The main transportation projects under preparation are the completion of the South Highway around and beyond Saida, parts of the Arab Highway and Metn Expressway, the Cedars road, and the expansion of the Nahr El-Kalb coastal road.

The main electricity projects include the restoration of the Jieh and Zouk power plants, and the construction of a new plant in Deir Ammar.

In the water sector, part of the water from the Awwali River will be redirected to supply households in administrative Beirut. Among other projects, the CDR will complete enhanced potable water networks in Zahle, Akkar, Jabal Amel, and Byblos. It will also execute the Jabaliya lake and wastewater treatment plant in the Metn.

On the socioeconomic level, touristic ports are planned in Tyr and Jounieh. The unified Lebanese University Complex in the North will also be completed.

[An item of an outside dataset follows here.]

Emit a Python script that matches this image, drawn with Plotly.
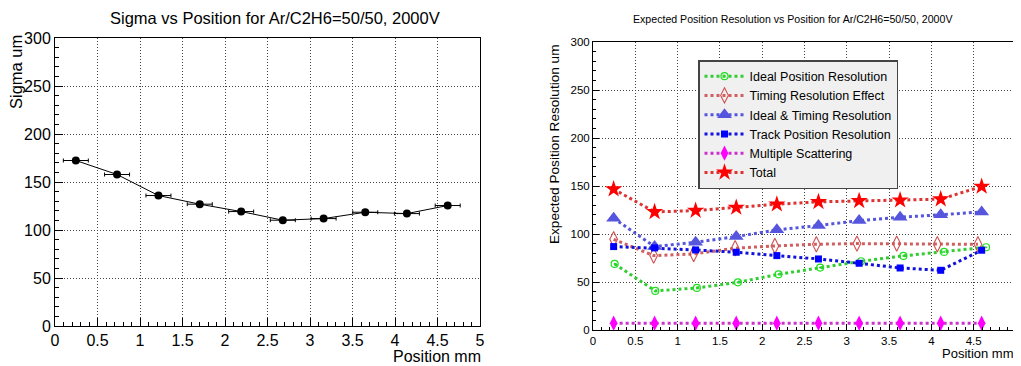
import plotly.graph_objects as go

# ---- Left chart data ----
pos_left = [0.245, 0.73, 1.217, 1.703, 2.19, 2.68, 3.16, 3.65, 4.14, 4.62]
sigma = [172.4, 157.8, 135.9, 126.9, 119.2, 110.2, 111.9, 118.5, 117.1, 125.5]
sigma_xerr = [0.147] * 10
sigma_yerr = [2.0] * 10

# ---- Right chart data ----
pos_main = [0.244, 0.728, 1.213, 1.693, 2.173, 2.665, 3.146, 3.63, 4.11, 4.594]
pos_ideal = [0.256, 0.736, 1.228, 1.713, 2.193, 2.685, 3.169, 3.669, 4.15, 4.646]
pos_timing = [0.244, 0.717, 1.19, 1.68, 2.15, 2.64, 3.12, 3.59, 4.07, 4.55]
ideal_res = [68.8, 40.7, 43.8, 49.7, 58.0, 65.0, 71.6, 77.2, 81.3, 86.2]
timing_eff = [94.5, 77.5, 79.2, 85.2, 87.6, 89.3, 90.0, 90.0, 89.3, 89.3]
ideal_timing = [116.4, 86.9, 91.4, 97.3, 104.3, 108.8, 114.0, 117.5, 120.0, 123.0]
track_res = [86.9, 85.5, 83.4, 81.0, 77.5, 74.0, 69.5, 64.6, 62.2, 83.1]
mult_scat = [7.0, 7.0, 7.0, 7.0, 7.0, 7.0, 7.0, 7.0, 7.0, 7.0]
total = [146.7, 123.0, 124.4, 127.6, 131.0, 133.5, 134.5, 135.2, 136.3, 149.5]

FONT = "Liberation Sans, Arial, Helvetica, sans-serif"

# page body has an 8px margin; figure is placed at (8, 8)
OFF = 8
W, H = 1021 - OFF, 366 - OFF

def px(x):
    return (x - OFF) / W

def py(y):
    return 1 - (y - OFF) / H

fig = go.Figure()

fig.add_trace(go.Scatter(
    x=pos_left, y=sigma, mode="lines+markers", showlegend=False,
    line=dict(color="black", width=1),
    marker=dict(color="black", size=8, symbol="circle"),
    error_x=dict(type="data", array=sigma_xerr, color="black", thickness=1, width=2),
    error_y=dict(type="data", array=sigma_yerr, color="black", thickness=1, width=0),
    xaxis="x", yaxis="y",
))

dot = "3px,3px"
series = [
    ("Ideal Position Resolution", pos_ideal, ideal_res, "#33cc33",
     dict(symbol="circle-open-dot", size=7, color="#22dd22", line=dict(width=1.2, color="#22dd22"))),
    ("Timing Resolution Effect", pos_timing, timing_eff, "#d06060",
     dict(symbol="diamond-tall-open", size=11, color="#d05050", line=dict(width=1.1, color="#d05050"))),
    ("Ideal & Timing Resolution", pos_main, ideal_timing, "#5555dd",
     dict(symbol="triangle-up", size=13, color="#5555dd", line=dict(width=0))),
    ("Track Position Resolution", pos_main, track_res, "#1111dd",
     dict(symbol="square", size=7, color="#0000ff", line=dict(width=0))),
    ("Multiple Scattering", pos_main, mult_scat, "#cc33cc",
     dict(symbol="diamond-tall", size=11, color="#ff00ff", line=dict(width=0))),
    ("Total", pos_main, total, "#dd3333",
     dict(symbol="star", size=13, color="#ff0000", line=dict(width=0))),
]
for name, xs, ys, lc, mk in series:
    fig.add_trace(go.Scatter(
        x=xs, y=ys, name=name, mode="lines+markers",
        line=dict(color=lc, width=3, dash=dot),
        marker=mk, xaxis="x2", yaxis="y2",
    ))

def xaxis_cfg(domain, anchor, fs, minor_len, major_len):
    return dict(
        domain=domain, anchor=anchor, range=[0, 5], dtick=0.5, tick0=0,
        showgrid=True, gridcolor="#444", griddash="1px,2px", gridwidth=1,
        showline=True, mirror=True, linecolor="black", linewidth=1,
        ticks="inside", ticklen=major_len, tickcolor="black",
        minor=dict(dtick=0.1, ticks="inside", ticklen=minor_len, tickcolor="black", showgrid=False),
        tickfont=dict(family=FONT, size=fs, color="black"), zeroline=False,
        tickangle=0, automargin=False,
    )

def yaxis_cfg(domain, anchor, fs, minor_len, major_len):
    return dict(
        domain=domain, anchor=anchor, range=[0, 300], dtick=50, tick0=0,
        showgrid=True, gridcolor="#444", griddash="1px,2px", gridwidth=1,
        showline=True, mirror=True, linecolor="black", linewidth=1,
        ticks="inside", ticklen=major_len, tickcolor="black",
        minor=dict(dtick=10, ticks="inside", ticklen=minor_len, tickcolor="black", showgrid=False),
        tickfont=dict(family=FONT, size=fs, color="black"), zeroline=False,
        automargin=False,
    )

fig.update_layout(
    width=W, height=H,
    margin=dict(l=0, r=0, t=0, b=0, autoexpand=False),
    paper_bgcolor="white", plot_bgcolor="white",
    font=dict(family=FONT, color="black"),
    xaxis=xaxis_cfg([px(55), px(480)], "y", 16, 4, 8),
    yaxis=yaxis_cfg([py(326), py(38)], "x", 16, 4, 8),
    xaxis2=xaxis_cfg([px(593), px(1016)], "y2", 11.5, 3, 6),
    yaxis2=yaxis_cfg([py(330), py(42)], "x2", 11.5, 3, 6),
    legend=dict(
        x=px(698), y=py(60), xanchor="left", yanchor="top", xref="paper", yref="paper",
        bgcolor="#f0f0f0", bordercolor="#444", borderwidth=1.5,
        font=dict(family=FONT, size=12.5, color="black"),
        tracegroupgap=0, itemwidth=40,
    ),
    annotations=[
        dict(text="Sigma vs Position for Ar/C2H6=50/50, 2000V", x=px(275), y=py(18),
             xref="paper", yref="paper", showarrow=False, xanchor="center", yanchor="middle",
             font=dict(size=16.5, family=FONT)),
        dict(text="Expected Position Resolution vs Position for Ar/C2H6=50/50, 2000V",
             x=px(793), y=py(19), xref="paper", yref="paper", showarrow=False,
             xanchor="center", yanchor="middle", font=dict(size=10.6, family=FONT)),
        dict(text="Sigma um", x=px(16), y=py(33), xref="paper", yref="paper",
             textangle=-90, showarrow=False, xanchor="center", yanchor="top",
             font=dict(size=16.5, family=FONT)),
        dict(text="Position mm", x=px(483), y=py(356), xref="paper", yref="paper",
             showarrow=False, xanchor="right", yanchor="middle",
             font=dict(size=16, family=FONT)),
        dict(text="Expected Position Resolution um", x=px(554), y=py(42),
             xref="paper", yref="paper", textangle=-90, showarrow=False,
             xanchor="center", yanchor="top", font=dict(size=13.6, family=FONT)),
        dict(text="Position mm", x=px(1016), y=py(353), xref="paper", yref="paper",
             showarrow=False, xanchor="right", yanchor="middle",
             font=dict(size=13, family=FONT)),
    ],
)

fig.write_html("out.html")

The main projects completed in 2012 concerned the transportation sector. A number of projects were completed as part of the CDR’s Urban Transport Plan for Beirut. They included the Al-Hayek, Dora, and Antelias bridges, the National Museum intersection, and the Mar Mikhayel underpass near Galerie Semaan. Works on the Tayyouneh and Chatila roundabouts, as well as the Hazmieh-Airport road, were also completed as part of the circular highway around Beirut.

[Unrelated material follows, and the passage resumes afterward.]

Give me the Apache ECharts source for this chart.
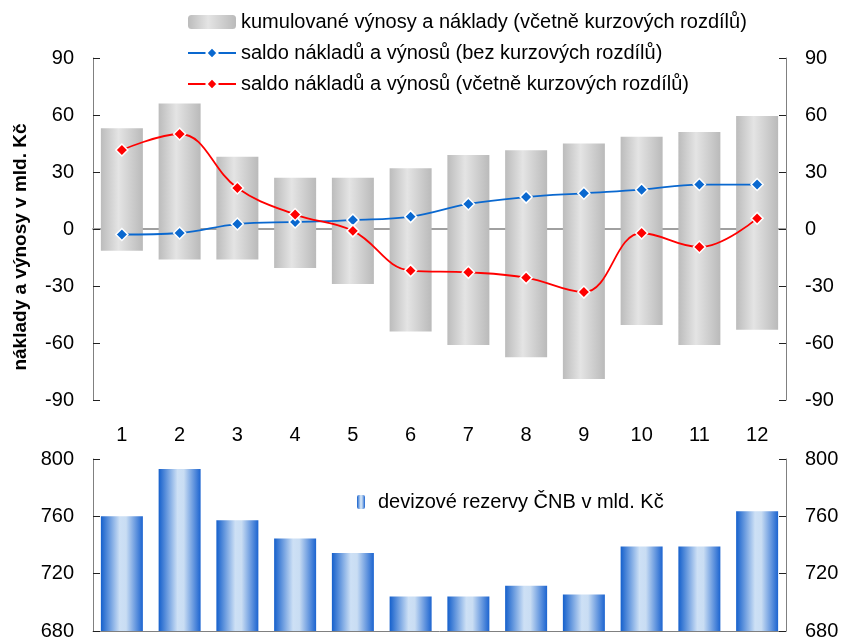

According to the latest report by the CDR, the total value of project contracts signed between 1992 and 2012 reached $11.423 billion. Most contracts were focused on the infrastructure sector.

Nabil Jisr, President of the CDR, said that financing activity did not slow down, despite the impact of the Syrian crisis on the local economy. “Several financing agreements were submitted to the Cabinet and several others are pending Parliament approval,” he said.